Count the lines that hold the string "this". Reply with the number alone.

--*--

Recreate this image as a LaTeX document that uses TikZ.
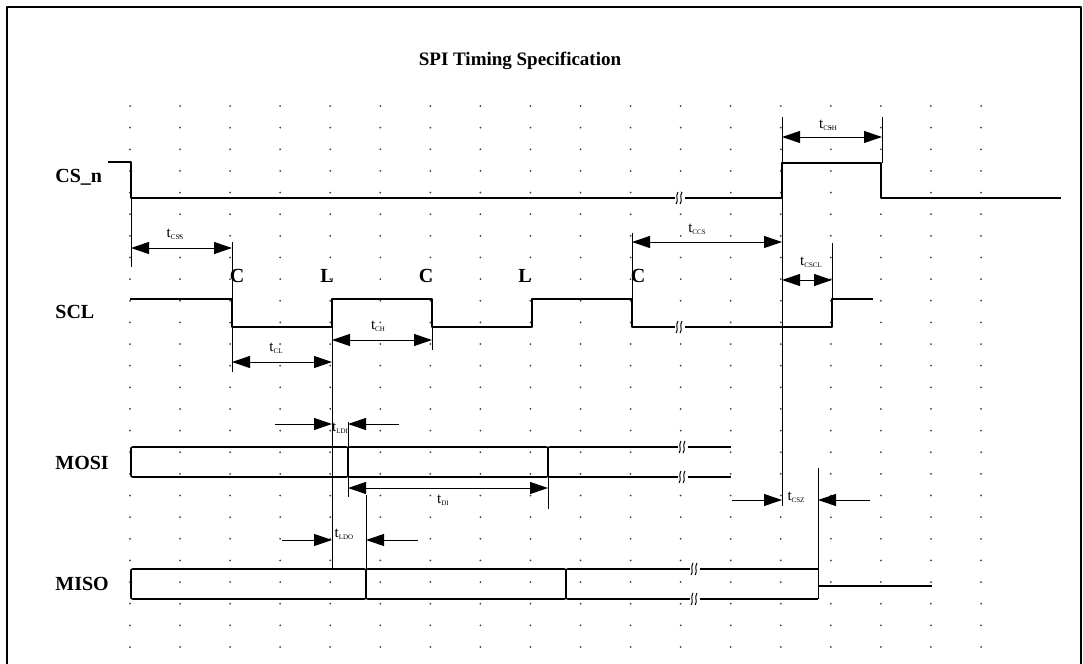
\documentclass[tikz,border=0pt]{standalone}
\usepackage{fontspec}
\setmainfont{Liberation Serif}
\usetikzlibrary{arrows.meta}
\newcommand{\tsub}[1]{t\raisebox{-1pt}{\fontsize{3.5}{4}\selectfont #1}}
\tikzset{
  sig/.style={line width=1.2pt},
  aux/.style={line width=0.5pt},
  dim/.style={line width=0.5pt,{Triangle[length=9pt,width=6pt]}-{Triangle[length=9pt,width=6pt]}},
  dimin/.style={line width=0.5pt,-{Triangle[length=9pt,width=6pt]}},
  sname/.style={anchor=base west,inner sep=0pt,font=\fontsize{10}{12}\selectfont\bfseries},
  edgelab/.style={anchor=base,inner sep=0pt,font=\fontsize{10}{12}\selectfont\bfseries},
  tlab/.style={anchor=base,inner sep=0pt,font=\fontsize{7.5}{9}\selectfont},
  gapmark/.pic={
    \fill[white] (-5,-6) rectangle (5,6);
    \draw[line width=0.5pt] (-4,6) .. controls (-1,3) and (-5,-2) .. (-2,-6);
    \draw[line width=0.5pt] (0,6) .. controls (3,3) and (-1,-2) .. (2,-6);
  },
  buscross/.pic={
    \draw[line width=0.8pt] (-2,0) .. controls (0,0) .. (0,4) -- (0,26) .. controls (0,30) .. (-2,30);
    \draw[line width=0.8pt] (2,0) .. controls (0,0) .. (0,4) -- (0,26) .. controls (0,30) .. (2,30);
  },
  busstart/.pic={
    \draw[line width=0.8pt] (2,0) .. controls (0,0) .. (0,4) -- (0,26) .. controls (0,30) .. (2,30);
  }
}
\begin{document}
\begin{tikzpicture}[x=0.5pt,y=-0.5pt,line join=round]
  \useasboundingbox (0,0) rectangle (1083,664);
  % Frame
  \draw[line width=1.3pt] (7,668) -- (7,7) -- (1081,7) -- (1081,668);
  \node[anchor=base,inner sep=0pt,font=\fontsize{9.5}{11}\selectfont\bfseries] (title) at (520,65) {SPI Timing Specification};

  % Dot grid
  \foreach \i in {0,...,17}
    \foreach \j in {0,...,25}
      \fill[black!75] ({130+50.06*\i},{106+21.64*\j}) circle (0.5pt);

  % Signal names
  \node[sname] (csn) at (55,182) {CS\_n};
  \node[sname] (scl) at (55,318) {SCL};
  \node[sname] (mosi) at (55,469) {MOSI};
  \node[sname] (miso) at (55,590) {MISO};

  % CS_n
  \draw[sig] (108,162) -- (131,162) -- (131,198) -- (782,198) -- (782,163) -- (881,163) -- (881,198) -- (1061,198);
  \pic at (680,198) {gapmark};

  % SCL
  \draw[sig] (130,299) -- (232,299) -- (232,327) -- (332,327) -- (332,299) -- (432,299) -- (432,327)
    -- (532,327) -- (532,299) -- (632,299) -- (632,327) -- (832,327) -- (832,299) -- (873,299);
  \pic at (680,327) {gapmark};
  \node[edgelab] (c1) at (237,282) {C};
  \node[edgelab] (l1) at (327,282) {L};
  \node[edgelab] (c2) at (426,282) {C};
  \node[edgelab] (l2) at (525,282) {L};
  \node[edgelab] (c3) at (638,282) {C};

  % MOSI
  \draw[sig] (133,447) -- (346,447) (350,447) -- (546,447) (550,447) -- (731,447);
  \draw[sig] (133,477) -- (346,477) (350,477) -- (546,477) (550,477) -- (731,477);
  \pic at (131,447) {busstart};
  \pic at (348,447) {buscross};
  \pic at (548,447) {buscross};
  \pic at (683,447) {gapmark};
  \pic at (683,477) {gapmark};

  % MISO
  \draw[sig] (133,569) -- (364,569) (368,569) -- (564,569) (568,569) -- (818,569);
  \draw[sig] (133,599) -- (364,599) (368,599) -- (564,599) (568,599) -- (818,599);
  \draw[sig] (818,586) -- (932,586);
  \pic at (131,569) {busstart};
  \pic at (366,569) {buscross};
  \pic at (566,569) {buscross};
  \pic at (695,569) {gapmark};
  \pic at (695,599) {gapmark};

  % Extension lines
  \draw[aux] (131,198) -- (131,267);
  \draw[aux] (232,242) -- (232,299);
  \draw[aux] (232,327) -- (232,372);
  \draw[aux] (432,327) -- (432,350);
  \draw[aux] (332,299) -- (332,569);
  \draw[aux] (348,422) -- (348,497);
  \draw[aux] (366,495) -- (366,569);
  \draw[aux] (548,477) -- (548,509);
  \draw[aux] (632,233) -- (632,299);
  \draw[aux] (782,117) -- (782,506);
  \draw[aux] (882,117) -- (882,163);
  \draw[aux] (832,243) -- (832,299);
  \draw[aux] (818,468) -- (818,599);

  % Timing arrows
  \draw[dim] (131,248) -- (232,248);
  \draw[dim] (232,362) -- (332,362);
  \draw[dim] (332,340) -- (432,340);
  \draw[dimin] (275,424) -- (332,424);
  \draw[dimin] (399,424) -- (348,424);
  \draw[dim] (348,488) -- (548,488);
  \draw[dimin] (282,540) -- (332,540);
  \draw[dimin] (418,540) -- (366,540);
  \draw[dim] (632,242) -- (782,242);
  \draw[dim] (782,137) -- (882,137);
  \draw[dim] (782,280) -- (832,280);
  \draw[dimin] (732,500) -- (782,500);
  \draw[dimin] (870,500) -- (818,500);

  % Timing labels
  \node[tlab] (tcss) at (175,237) {\tsub{CSS}};
  \node[tlab] (tcl) at (276,351) {\tsub{CL}};
  \node[tlab] (tch) at (378,329) {\tsub{CH}};
  \node[tlab] (tldi) at (340,431) {\tsub{LDI}};
  \node[tlab] (tdi) at (443,503) {\tsub{DI}};
  \node[tlab] (tldo) at (344,537) {\tsub{LDO}};
  \node[tlab] (tccs) at (697,232) {\tsub{CCS}};
  \node[tlab] (tcsh) at (828,128) {\tsub{CSH}};
  \node[tlab] (tcscl) at (811,265) {\tsub{CSCL}};
  \node[tlab] (tcsz) at (796,500) {\tsub{CSZ}};
\end{tikzpicture}
\end{document}
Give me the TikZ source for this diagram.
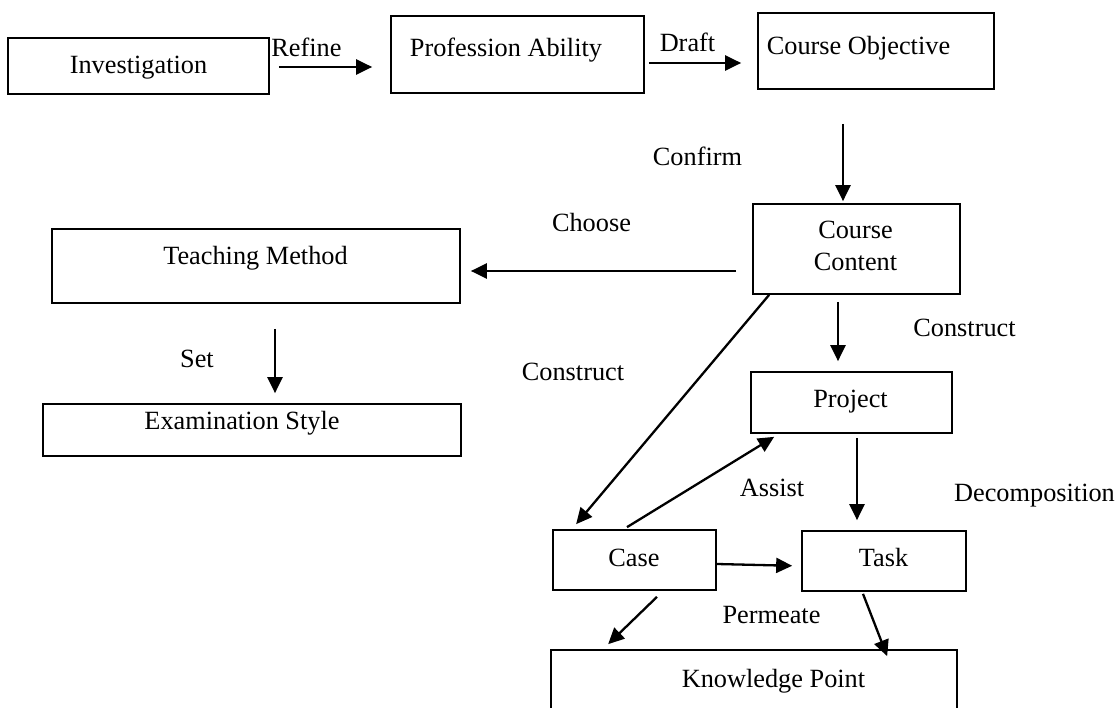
\documentclass[tikz,border=0pt]{standalone}
\usepackage{fontspec}
\setmainfont{Liberation Serif}
\usetikzlibrary{arrows.meta}

\begin{document}
\begin{tikzpicture}[x = 1pt, y = -1pt,
	box/.style = {draw = black, line width = 1.7pt, shape = rectangle, inner sep = 0pt},
	word/.style = {anchor = base, inner sep = 0pt, font = \fontsize{26.3}{32}\selectfont},
	flow/.style = {line width = 2.3pt, -{Triangle[length = 16pt, width = 15pt]}}]

	\useasboundingbox (0,0) rectangle (1120,708);

	\draw (138.5,66) node[box, minimum width = 261pt, minimum height = 56pt](inv){};
	\draw (517.5,54.5) node[box, minimum width = 253pt, minimum height = 77pt](prof){};
	\draw (876,51) node[box, minimum width = 236pt, minimum height = 76pt](obj){};
	\draw (856.5,249) node[box, minimum width = 207pt, minimum height = 90pt](content){};
	\draw (256,266) node[box, minimum width = 408pt, minimum height = 74pt](teach){};
	\draw (252,430) node[box, minimum width = 418pt, minimum height = 52pt](exam){};
	\draw (851.5,402.5) node[box, minimum width = 201pt, minimum height = 61pt](proj){};
	\draw (634.5,560) node[box, minimum width = 163pt, minimum height = 60pt](case){};
	\draw (884,561) node[box, minimum width = 164pt, minimum height = 60pt](task){};
	\draw (754,695) node[box, minimum width = 406pt, minimum height = 90pt](know){};

	\draw (138.5,74) node[word](invtext){Investigation};
	\draw (506,57) node[word](proftext){Profession Ability};
	\draw (858.5,55) node[word](objtext){Course Objective};
	\draw (855.5,246) node[word, anchor = center, align = center](contenttext){Course\\Content};
	\draw (255.5,265) node[word](teachtext){Teaching Method};
	\draw (242,430) node[word](examtext){Examination Style};
	\draw (850.5,408) node[word](projtext){Project};
	\draw (634,566) node[word](casetext){Case};
	\draw (883.5,566) node[word](tasktext){Task};
	\draw (773.5,687) node[word](knowtext){Knowledge Point};

	\draw (306.5,57) node[word](refine){Refine};
	\draw (687.5,52) node[word](draft){Draft};
	\draw (697.5,166) node[word](confirm){Confirm};
	\draw (591.5,232) node[word](choose){Choose};
	\draw (197,368) node[word](set){Set};
	\draw (964.5,337) node[word](constructR){Construct};
	\draw (573,381) node[word](constructL){Construct};
	\draw (772,497) node[word](assist){Assist};
	\draw (1034.5,502) node[word](decomp){Decomposition};
	\draw (771.5,623) node[word](permeate){Permeate};

	\draw[flow, shorten <= 9pt, shorten >= 18pt] ([yshift = -1pt]inv.east) -- ([yshift = -1pt]inv.east -| prof.west);
	\draw[flow, shorten <= 4pt, shorten >= 16pt] ([yshift = -8.5pt]prof.east) -- ([yshift = -8.5pt]prof.east -| obj.west);
	\draw[flow, shorten <= 34pt, shorten >= 2pt] ([xshift = -33pt]obj.south) -- ([xshift = -33pt]obj.south |- content.north);
	\draw[flow, shorten <= 16pt, shorten >= 10pt] ([yshift = -22pt]content.west) -- ([yshift = -22pt]content.west -| teach.east);
	\draw[flow, shorten <= 25pt, shorten >= 10pt] ([xshift = 19pt]teach.south) -- ([xshift = 19pt]teach.south |- exam.north);
	\draw[flow, shorten <= 7pt, shorten >= 10pt] ([xshift = -18.5pt]content.south) -- ([xshift = -18.5pt]content.south |- proj.north);
	\draw[flow] ([xshift = 17pt]content.south west) -- ([xshift = 24pt, yshift = 5pt]case.north west);
	\draw[flow] ([xshift = -7.5pt, yshift = 2pt]case.north) -- ([xshift = 24pt, yshift = -3pt]proj.south west);
	\draw[flow, shorten <= 4pt, shorten >= 10pt] ([xshift = 5.5pt]proj.south) -- ([xshift = 5.5pt]proj.south |- task.north);
	\draw[flow, shorten >= 9pt] ([yshift = -4pt]case.east) -- ([yshift = -5pt]task.west);
	\draw[flow] ([xshift = 22.5pt, yshift = -6pt]case.south) -- ([xshift = 58pt, yshift = 5pt]know.north west);
	\draw[flow] ([xshift = -21pt, yshift = -2pt]task.south) -- ([xshift = 337pt, yshift = -7pt]know.north west);

\end{tikzpicture}
\end{document}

--*--

» THE RESPONSE
2